Silent Remains

The Age of Dreaming, Nina Revoir, 2008

A novel of two Japanese theater and silent film actors in early 20th Century Los Angeles. Jun leaves Japan to study at UM Madison where he sees a traveling Japanese theater based in Los Angeles group perform. He stops in Los Angeles in 1907 on his way home to Japan and accidentally gets involved in a local theater production despite having no experience in theater. Hanako, leader of the traveling theater group, joins him in the production where they are both spotted by a silent film director. Jun gets larger and larger roles and soon finds himself under contract to one of the largest studios in Hollywood at $10,000 per week. Hanako continues to land small roles and continues her work in the theater.

Japanese Silent Stars

We jump to 1964 and a journalist is researching a piece on the silent film era and is trying to locate the few remaining living stars from that period.

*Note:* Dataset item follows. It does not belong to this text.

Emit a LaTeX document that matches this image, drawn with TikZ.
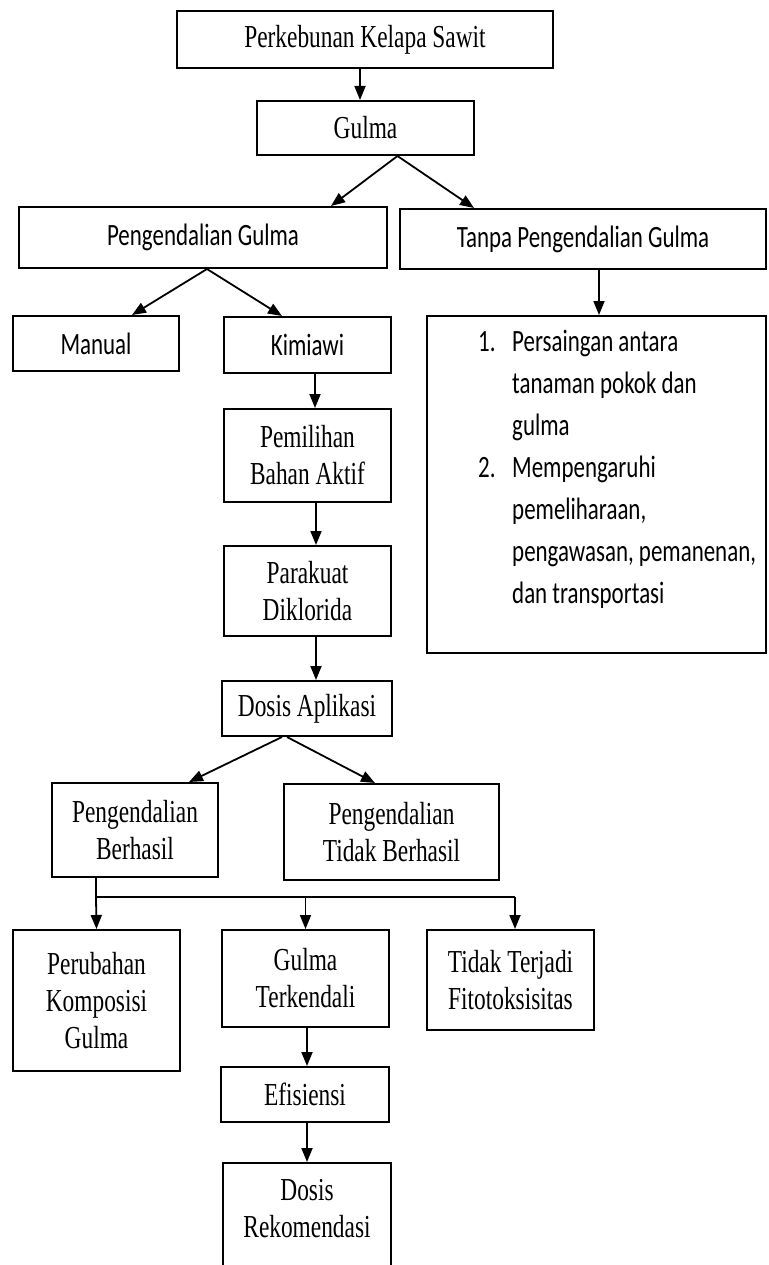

He tracks Jun down and tries to interest him in a new movie project involving an aging Japanese man suspected by his neighbors of being a war criminal. Jun hasn’t acted since 1922 and we slowly unravel the reasons why. The story involves women, the murder of an English director, and a studio cover up.

Hidden carefully in the account is the almost invisible romance between Jun, a party giver and womanizer, and Hanako that resembles the relationship between the butler and house keeper in Ishiguro’s Remains of the Day right down to the understated and indirect voices of the actors. Against a backdrop of increasing anti Japanese sentiment in California, (Jun flees to England during the war while Hanako is interred in Manzanar where she continued her theater productions.) we see Jun accumulate real estate holding through indirect ownership so he is able to retire from acting in 1922 yet live comfortably.

Manzanar Relocation Camp

Jun had used his fame to sell U.S. bonds in WWI but is strangely absent as anti-Japanese sentiment gains momentum after WWI. A nostalgic look at old Los Angeles, it hot spots, hotels, and restaurants in the early film days. Also a look at an out of touch old silent film actor wearing out of fashion clothes and driving his antique Packard as he nostalgically revisits old run down establishments.